# h-hello.. rp please



## idkthough120 (May 19, 2022)

i want to rp so bad please. i really do. please pleasey plaese.. it can be about anything you want.. but please.

i want to do it so bad. i've been on and off about this for years and i really want it. idk about nsfw but please  

maybe on discord we can do that. i'm..im sorry. i'm not really much of a lengthy rper either, but I really want to do so regardless


----------



## JozeffTech (May 20, 2022)

Hello :3 I can RP, just PM me!


----------



## Mambi (May 20, 2022)

The Shy Dragon said:


> i want to rp so bad please. i really do. please pleasey plaese.. it can be about anything you want.. but please.
> 
> i want to do it so bad. i've been on and off about this for years and i really want it. idk about nsfw but please
> 
> maybe on discord we can do that. i'm..im sorry. i'm not really much of a lengthy rper either, but I really want to do so regardless



Sure, we can do small replies if you prefer.

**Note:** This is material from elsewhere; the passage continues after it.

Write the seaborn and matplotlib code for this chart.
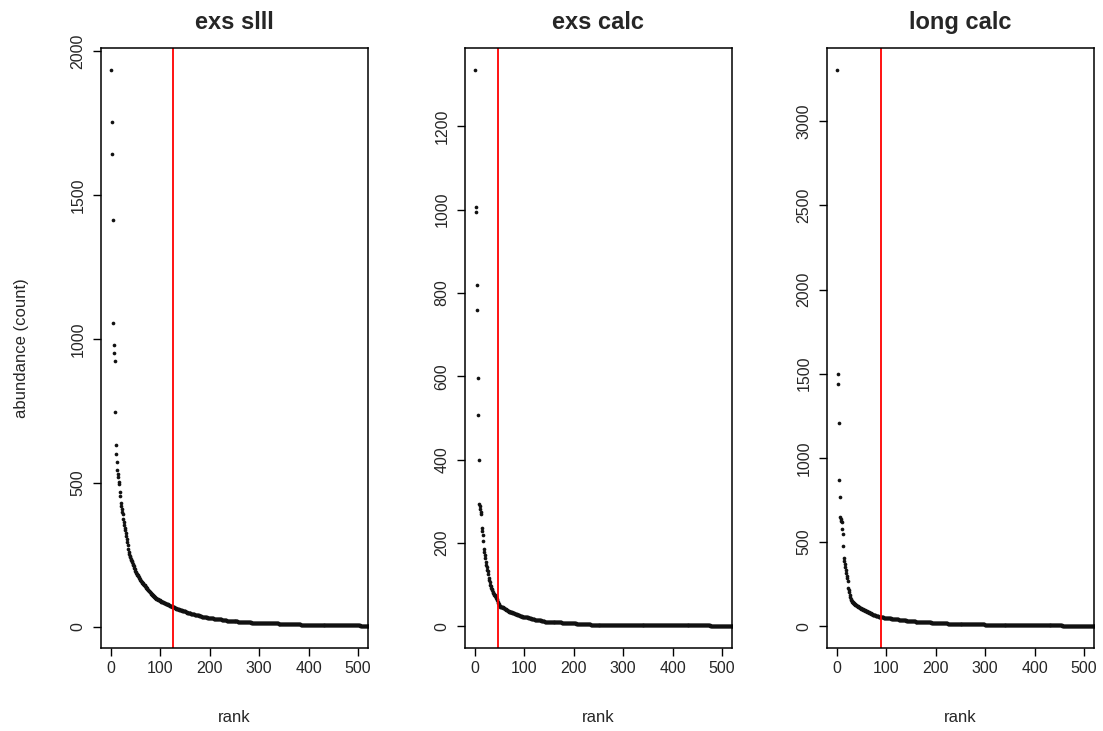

I don't jave Discord though but feel free to PM me if you'd like and we can come up with a fun SFW scenario.


----------



## idkthough120 (May 20, 2022)

Mambi said:


> Sure, we can do small replies if you prefer. I don't jave Discord though but feel free to PM me if you'd like and we can come up with a fun SFW scenario.


mmmm 

i know you're like probably busy, but idk i dont wanna start the DM first


----------



## Mambi (May 20, 2022)

The Shy Dragon said:


> mmmm
> 
> i know you're like probably busy, but idk i dont wanna start the DM first



_<the cat nods and smiles> _No problem...have fun! If you change your mind, feel free to strap a note to a bird anytime! _<he giggles and with a wink, the cat's eyes glow and the air shimmers and parts, opening a hole to a sunny field of flowers. With a playful wave, he turns and jumps into the portal, purring as it closes behind him and disappears> _


----------



## idkthough120 (Jun 6, 2022)

Hmm, a little self-bump.. for those interested... at this time, even.


----------